А пока она выпрямляется. Она чувствует, что общество, поколебленное в своих устоях, стремится, как принято говорить, вернуться к старинным традициям, дабы укрепиться, а ведь она — старинная традиция. Она протестует против всех этих декламаторов-демагогов, которые называются Беккариа, Вико, Филанжиери, Монтескье, Тюрго, Франклин, которые называются Луи-Филипп, которые называются Бройль и Гизо (смех в зале) и которые осмеливаются думать и говорить, что машина, отрезающая головы, неуместна в обществе, исповедующем евангелие! (Сильное волнение в зале.)

Она негодует против этих мечтателей-анархистов. (Смех в зале.) Она хочет, чтобы на следующий день после ее самых мрачных и кровавых подвигов все восхищались ею. Она требует, чтобы ее чтили! В противном случае она объявит себя оскорбленной, предъявит гражданский иск и потребует возмещения убытков! (Продолжительный общий смех.)

Председатель. Всякие выражения одобрения или неодобрения воспрещаются. Смех при обсуждении подобного вопроса неуместен.

Виктор Гюго (продолжает). Гильотина напилась крови, но этого ей недостаточно, она недовольна, она требует теперь еще и штрафов и тюрьмы.

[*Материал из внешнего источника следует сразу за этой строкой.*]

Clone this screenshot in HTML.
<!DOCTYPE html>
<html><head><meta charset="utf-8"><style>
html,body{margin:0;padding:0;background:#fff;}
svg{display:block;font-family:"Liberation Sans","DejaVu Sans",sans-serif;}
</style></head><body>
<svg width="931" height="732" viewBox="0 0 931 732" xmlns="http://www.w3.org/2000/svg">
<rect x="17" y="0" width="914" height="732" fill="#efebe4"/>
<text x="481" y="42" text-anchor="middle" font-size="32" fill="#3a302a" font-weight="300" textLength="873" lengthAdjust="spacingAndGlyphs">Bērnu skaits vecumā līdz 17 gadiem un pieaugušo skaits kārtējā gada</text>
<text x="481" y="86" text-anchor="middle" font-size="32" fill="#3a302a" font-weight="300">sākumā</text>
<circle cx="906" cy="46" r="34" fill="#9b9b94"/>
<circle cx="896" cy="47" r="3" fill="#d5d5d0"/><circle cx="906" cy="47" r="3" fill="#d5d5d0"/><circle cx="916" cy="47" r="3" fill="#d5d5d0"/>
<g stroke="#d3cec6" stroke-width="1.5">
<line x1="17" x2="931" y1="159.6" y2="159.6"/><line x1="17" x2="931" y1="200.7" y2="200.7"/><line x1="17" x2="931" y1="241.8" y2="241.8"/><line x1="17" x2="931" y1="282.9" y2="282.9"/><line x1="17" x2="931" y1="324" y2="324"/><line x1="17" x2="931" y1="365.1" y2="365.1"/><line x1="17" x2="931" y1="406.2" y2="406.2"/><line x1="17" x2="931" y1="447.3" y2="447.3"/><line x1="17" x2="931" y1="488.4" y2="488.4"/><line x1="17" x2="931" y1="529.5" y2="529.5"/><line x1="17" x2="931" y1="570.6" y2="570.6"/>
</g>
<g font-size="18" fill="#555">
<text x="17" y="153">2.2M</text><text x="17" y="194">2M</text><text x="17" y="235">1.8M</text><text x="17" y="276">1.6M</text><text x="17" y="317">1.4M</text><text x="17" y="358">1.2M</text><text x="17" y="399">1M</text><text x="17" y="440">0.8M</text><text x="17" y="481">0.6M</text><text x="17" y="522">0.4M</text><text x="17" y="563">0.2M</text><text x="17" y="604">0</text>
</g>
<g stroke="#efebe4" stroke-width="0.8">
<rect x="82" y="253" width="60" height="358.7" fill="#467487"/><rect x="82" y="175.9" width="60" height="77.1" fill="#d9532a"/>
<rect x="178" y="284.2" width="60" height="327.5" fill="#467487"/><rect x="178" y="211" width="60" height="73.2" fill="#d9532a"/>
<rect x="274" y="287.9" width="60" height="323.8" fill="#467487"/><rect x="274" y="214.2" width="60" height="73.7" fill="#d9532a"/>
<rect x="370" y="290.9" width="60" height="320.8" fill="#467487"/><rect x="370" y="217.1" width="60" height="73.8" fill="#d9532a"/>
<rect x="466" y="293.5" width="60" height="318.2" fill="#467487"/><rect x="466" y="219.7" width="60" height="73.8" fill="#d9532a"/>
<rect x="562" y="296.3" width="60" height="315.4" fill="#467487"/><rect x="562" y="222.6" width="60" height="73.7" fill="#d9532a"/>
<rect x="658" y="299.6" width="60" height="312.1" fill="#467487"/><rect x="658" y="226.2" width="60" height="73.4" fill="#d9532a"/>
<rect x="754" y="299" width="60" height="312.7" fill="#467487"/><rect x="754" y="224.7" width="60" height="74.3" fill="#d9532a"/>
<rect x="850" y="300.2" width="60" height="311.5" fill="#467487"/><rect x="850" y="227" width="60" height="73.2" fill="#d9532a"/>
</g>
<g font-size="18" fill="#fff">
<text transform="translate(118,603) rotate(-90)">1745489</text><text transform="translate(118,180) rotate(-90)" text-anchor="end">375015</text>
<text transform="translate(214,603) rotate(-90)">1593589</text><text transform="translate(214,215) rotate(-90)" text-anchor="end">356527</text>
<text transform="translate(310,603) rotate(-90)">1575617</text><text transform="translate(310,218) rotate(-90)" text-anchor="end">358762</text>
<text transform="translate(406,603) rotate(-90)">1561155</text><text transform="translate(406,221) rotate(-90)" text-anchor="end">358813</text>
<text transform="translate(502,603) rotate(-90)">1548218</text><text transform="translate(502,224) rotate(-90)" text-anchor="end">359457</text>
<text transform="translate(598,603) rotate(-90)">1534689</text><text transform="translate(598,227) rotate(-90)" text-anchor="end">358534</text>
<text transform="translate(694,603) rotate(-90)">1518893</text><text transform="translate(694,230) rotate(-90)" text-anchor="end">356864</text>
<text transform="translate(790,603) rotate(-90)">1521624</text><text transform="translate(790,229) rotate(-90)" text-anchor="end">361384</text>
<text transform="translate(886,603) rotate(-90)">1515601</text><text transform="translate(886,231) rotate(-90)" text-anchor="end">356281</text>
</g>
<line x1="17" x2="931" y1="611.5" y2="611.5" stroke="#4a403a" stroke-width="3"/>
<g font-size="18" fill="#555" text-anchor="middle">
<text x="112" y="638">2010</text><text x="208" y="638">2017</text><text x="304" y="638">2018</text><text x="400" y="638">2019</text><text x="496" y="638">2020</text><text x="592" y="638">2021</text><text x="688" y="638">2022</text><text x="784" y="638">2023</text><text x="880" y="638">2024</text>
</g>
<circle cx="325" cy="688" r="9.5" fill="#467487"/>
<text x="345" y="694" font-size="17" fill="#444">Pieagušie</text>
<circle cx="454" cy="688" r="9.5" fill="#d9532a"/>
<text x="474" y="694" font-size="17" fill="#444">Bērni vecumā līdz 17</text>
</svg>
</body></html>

Господа присяжные, в тот день, когда ко мне в дом принесли гербовую бумагу для моего сына — вызов в суд на этот беспримерный процесс, признаюсь, несмотря на то, что в нынешние времена мы видели много странного, и, казалось бы, следовало ко всему привыкнуть, я был потрясен и сказал себе: «Боже! До чего же мы докатились!»

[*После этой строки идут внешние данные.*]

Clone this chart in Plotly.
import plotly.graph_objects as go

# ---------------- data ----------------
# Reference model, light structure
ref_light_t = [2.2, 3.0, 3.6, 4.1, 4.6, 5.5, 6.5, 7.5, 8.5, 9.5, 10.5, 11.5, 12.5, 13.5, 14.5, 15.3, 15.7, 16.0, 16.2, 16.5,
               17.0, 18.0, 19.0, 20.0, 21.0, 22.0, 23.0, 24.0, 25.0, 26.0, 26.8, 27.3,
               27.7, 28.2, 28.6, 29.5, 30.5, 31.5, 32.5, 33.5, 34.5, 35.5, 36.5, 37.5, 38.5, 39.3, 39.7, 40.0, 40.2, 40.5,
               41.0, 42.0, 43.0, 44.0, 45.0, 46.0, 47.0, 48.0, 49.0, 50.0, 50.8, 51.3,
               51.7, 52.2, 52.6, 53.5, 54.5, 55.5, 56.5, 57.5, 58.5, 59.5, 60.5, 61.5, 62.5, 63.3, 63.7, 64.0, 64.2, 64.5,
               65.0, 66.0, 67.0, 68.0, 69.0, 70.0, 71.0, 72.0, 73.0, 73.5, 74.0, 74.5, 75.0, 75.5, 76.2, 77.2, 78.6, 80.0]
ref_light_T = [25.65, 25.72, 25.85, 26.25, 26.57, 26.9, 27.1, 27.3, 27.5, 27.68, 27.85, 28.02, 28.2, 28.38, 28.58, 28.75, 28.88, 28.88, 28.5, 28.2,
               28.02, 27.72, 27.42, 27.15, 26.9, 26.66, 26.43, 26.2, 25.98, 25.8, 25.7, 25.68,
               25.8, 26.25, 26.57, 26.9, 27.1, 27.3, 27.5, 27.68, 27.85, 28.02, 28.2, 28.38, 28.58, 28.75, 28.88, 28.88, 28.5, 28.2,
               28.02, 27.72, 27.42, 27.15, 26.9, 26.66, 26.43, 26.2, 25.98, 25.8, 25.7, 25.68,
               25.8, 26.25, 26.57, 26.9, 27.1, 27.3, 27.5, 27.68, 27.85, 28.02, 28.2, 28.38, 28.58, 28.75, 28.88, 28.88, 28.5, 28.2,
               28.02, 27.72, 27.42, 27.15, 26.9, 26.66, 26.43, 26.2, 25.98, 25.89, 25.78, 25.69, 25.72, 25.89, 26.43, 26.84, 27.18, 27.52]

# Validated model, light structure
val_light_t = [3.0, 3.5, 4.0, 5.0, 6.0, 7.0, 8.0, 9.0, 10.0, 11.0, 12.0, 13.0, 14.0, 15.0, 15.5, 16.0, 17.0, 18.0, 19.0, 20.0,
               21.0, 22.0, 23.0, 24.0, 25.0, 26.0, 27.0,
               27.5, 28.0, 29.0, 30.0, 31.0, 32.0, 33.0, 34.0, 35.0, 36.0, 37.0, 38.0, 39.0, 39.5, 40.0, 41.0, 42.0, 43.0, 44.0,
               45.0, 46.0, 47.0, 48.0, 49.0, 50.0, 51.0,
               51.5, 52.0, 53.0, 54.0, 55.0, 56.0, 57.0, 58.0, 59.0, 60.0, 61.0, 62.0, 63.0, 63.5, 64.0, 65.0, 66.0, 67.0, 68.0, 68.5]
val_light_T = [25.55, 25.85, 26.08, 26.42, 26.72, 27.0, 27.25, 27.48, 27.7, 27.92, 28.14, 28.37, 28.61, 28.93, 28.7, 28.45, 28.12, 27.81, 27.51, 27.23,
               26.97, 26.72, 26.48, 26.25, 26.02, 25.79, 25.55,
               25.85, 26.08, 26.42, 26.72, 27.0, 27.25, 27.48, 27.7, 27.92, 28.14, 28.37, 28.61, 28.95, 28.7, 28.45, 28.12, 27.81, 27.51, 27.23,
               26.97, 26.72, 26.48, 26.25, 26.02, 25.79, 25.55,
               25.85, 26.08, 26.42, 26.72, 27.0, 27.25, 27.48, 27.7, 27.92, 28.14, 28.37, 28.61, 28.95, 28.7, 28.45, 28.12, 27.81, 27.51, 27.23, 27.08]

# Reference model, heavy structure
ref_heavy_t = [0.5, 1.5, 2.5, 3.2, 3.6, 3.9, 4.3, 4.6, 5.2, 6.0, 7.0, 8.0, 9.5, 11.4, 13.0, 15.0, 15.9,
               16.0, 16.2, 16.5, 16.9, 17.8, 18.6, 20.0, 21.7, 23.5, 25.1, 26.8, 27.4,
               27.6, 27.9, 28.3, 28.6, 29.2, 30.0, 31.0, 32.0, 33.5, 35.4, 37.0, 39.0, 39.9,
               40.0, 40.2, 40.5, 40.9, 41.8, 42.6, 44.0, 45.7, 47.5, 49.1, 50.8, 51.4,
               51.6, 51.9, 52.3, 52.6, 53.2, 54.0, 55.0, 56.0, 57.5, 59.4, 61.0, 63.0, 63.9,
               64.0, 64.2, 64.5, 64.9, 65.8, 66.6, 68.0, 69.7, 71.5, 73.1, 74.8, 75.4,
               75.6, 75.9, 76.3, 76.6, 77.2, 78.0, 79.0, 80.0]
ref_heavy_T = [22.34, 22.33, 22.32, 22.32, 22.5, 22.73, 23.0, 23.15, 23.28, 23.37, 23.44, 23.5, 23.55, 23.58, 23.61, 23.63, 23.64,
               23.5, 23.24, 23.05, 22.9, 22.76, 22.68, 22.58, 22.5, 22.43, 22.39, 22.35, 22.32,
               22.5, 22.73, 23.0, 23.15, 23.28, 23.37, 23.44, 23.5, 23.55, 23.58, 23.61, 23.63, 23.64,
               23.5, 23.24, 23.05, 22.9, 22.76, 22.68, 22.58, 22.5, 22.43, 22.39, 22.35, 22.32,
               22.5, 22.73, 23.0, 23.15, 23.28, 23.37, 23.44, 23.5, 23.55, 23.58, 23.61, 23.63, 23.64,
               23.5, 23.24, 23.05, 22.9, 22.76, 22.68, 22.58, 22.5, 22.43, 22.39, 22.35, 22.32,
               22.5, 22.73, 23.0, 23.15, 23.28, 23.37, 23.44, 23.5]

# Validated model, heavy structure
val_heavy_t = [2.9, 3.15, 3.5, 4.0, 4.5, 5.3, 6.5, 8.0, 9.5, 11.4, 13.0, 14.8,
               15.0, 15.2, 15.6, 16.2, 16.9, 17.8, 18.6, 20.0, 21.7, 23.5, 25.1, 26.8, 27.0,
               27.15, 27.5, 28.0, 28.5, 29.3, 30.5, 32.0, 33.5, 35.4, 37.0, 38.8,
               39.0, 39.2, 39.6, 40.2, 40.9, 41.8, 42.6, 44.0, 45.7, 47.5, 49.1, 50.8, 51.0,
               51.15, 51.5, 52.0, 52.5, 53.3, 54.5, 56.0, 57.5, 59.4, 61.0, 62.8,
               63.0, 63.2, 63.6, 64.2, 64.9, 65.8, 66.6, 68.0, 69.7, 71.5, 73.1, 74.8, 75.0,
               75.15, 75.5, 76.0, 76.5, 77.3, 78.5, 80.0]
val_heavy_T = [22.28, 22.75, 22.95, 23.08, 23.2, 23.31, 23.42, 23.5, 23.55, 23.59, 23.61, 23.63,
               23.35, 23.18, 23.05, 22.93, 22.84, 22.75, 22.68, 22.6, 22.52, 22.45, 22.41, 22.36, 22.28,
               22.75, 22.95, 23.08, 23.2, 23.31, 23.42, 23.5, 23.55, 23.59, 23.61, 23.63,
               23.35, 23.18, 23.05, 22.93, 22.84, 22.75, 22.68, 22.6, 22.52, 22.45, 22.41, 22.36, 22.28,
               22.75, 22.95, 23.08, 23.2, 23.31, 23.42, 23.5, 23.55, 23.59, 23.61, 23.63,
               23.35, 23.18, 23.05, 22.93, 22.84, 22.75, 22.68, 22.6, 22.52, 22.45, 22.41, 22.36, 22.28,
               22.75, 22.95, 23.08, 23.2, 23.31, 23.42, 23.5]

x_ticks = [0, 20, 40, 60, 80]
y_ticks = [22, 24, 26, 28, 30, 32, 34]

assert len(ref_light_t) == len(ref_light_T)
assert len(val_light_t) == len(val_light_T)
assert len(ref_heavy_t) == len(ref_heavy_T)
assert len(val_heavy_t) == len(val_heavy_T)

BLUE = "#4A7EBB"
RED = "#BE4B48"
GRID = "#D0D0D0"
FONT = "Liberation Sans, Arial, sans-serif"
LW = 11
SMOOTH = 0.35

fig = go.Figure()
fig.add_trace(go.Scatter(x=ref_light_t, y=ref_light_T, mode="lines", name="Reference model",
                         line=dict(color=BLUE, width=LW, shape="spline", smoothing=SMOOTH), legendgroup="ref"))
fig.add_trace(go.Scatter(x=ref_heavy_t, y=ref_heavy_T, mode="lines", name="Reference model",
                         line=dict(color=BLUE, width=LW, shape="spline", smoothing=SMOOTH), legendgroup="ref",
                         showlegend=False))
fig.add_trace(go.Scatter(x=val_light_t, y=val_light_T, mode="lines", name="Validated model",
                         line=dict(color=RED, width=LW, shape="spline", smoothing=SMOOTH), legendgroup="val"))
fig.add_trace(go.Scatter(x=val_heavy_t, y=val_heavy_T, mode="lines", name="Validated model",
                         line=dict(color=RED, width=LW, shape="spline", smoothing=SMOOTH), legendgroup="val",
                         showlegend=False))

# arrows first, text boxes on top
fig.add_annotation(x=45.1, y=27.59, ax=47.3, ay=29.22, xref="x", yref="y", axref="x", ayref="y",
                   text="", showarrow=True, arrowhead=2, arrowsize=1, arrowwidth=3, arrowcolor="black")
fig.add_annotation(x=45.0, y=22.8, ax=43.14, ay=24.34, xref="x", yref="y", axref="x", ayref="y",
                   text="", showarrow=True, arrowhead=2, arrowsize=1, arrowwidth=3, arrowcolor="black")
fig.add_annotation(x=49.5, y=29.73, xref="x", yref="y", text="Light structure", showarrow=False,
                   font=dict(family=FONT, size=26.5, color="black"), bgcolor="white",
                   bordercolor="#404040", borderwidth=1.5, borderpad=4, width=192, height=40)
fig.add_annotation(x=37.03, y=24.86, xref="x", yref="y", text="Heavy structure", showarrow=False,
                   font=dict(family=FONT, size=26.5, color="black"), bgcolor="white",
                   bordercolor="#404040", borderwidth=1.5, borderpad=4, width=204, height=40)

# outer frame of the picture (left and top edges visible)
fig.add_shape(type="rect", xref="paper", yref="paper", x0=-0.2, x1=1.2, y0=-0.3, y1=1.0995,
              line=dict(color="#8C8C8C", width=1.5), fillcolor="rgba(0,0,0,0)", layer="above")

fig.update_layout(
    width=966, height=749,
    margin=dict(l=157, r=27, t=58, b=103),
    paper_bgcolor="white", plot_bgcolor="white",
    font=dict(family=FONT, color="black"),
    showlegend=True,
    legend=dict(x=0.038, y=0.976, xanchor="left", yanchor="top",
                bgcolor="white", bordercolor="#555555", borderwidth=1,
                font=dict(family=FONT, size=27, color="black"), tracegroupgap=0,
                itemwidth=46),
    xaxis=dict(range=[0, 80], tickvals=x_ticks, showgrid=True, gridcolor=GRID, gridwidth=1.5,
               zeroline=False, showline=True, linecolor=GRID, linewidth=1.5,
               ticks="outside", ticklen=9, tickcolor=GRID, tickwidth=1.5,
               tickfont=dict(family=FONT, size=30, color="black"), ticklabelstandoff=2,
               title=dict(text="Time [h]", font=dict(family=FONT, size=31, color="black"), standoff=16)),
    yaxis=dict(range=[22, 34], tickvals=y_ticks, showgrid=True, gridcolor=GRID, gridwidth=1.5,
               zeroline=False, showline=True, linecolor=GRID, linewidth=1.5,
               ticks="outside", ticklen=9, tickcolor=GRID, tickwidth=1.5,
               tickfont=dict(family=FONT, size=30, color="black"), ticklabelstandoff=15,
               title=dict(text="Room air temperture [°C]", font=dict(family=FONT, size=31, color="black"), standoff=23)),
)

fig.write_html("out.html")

Возможно ли! При помощи насилия над здравым смыслом, разумом, свободой мысли, над естественными правами людей нас хотят довести до того, чтобы мы проявляли к закону не только материальное уважение, против чего никто не возражает, ибо мы обязаны его проявлять и проявляем, но чтобы мы проявляли моральное уважение к карательным мерам, которые не умещаются в сознании и заставляют бледнеть каждого человека, полагающего, что религия гнушается кровью, abhorret a sanguine; к тем карательным мерам, которые осмеливаются быть непоправимыми, сознавая при этом, что они могут оказаться слепыми; к тем карательным мерам, которые окунают палец в человеческую кровь, чтобы начертать заповедь: «Не убий!»; к тем карательным мерам, которые заставляют сомневаться в человечестве, когда они обрушиваются на виновного, и заставляют сомневаться в боге, когда они обрушиваются на невинного! Нет! Нет! Нет! Мы еще не дошли до этого! Нет! (Сильнейшее волнение в зале.)

К тому же, господа присяжные, необходимо сказать вам, ибо обстоятельства заставляют меня это сделать, и вы поймете, как глубоко я должен быть взволнован: ведь истинным виновником этого дела, если вообще здесь есть виновный, является не мой сын, а я. (Длительное движение в зале.)

Истинный виновник — я настаиваю на этом — именно я, в течение двадцати пяти лет боровшийся против всех видов непоправимых наказаний! Именно я, на протяжении двадцати пяти лет, при всяком удобном случае отстаивавший неприкосновенность человеческой жизни!

Это преступление — отстаивать неприкосновенность человеческой жизни — я совершал задолго до моего сына и в гораздо большей степени, чем мой сын. Я доношу на себя, господин товарищ прокурора! Я совершал это преступление при отягчающих вину обстоятельствах. Я — рецидивист, действовавший с упорством и заранее обдуманным намерением. (Снова движение в зале.)

Да, я заявляю, что всю жизнь боролся против этого пережитка дикарских карательных мер, против этого древнего и неумного закона возмездия, закона, требующего крови за кровь, — заметьте, господа присяжные, всю свою жизнь! И пока дыхание останется в моей груди, я буду бороться против него всеми моими силами как писатель, всеми действиями и голосованием как законодатель, — клянусь в этом! (Виктор Гюго протягивает руку и показывает на распятие, находящееся в конце зала над головами судей.) Клянусь перед лицом этой жертвы смертной казни, которая присутствует здесь, смотрит на нас, слышит нас! Клянусь перед этим крестом, на котором две тысячи лет тому назад, в назидание всем грядущим поколениям, человеческий закон распял закон божественный! (Глубокое, невыразимое волнение в зале.)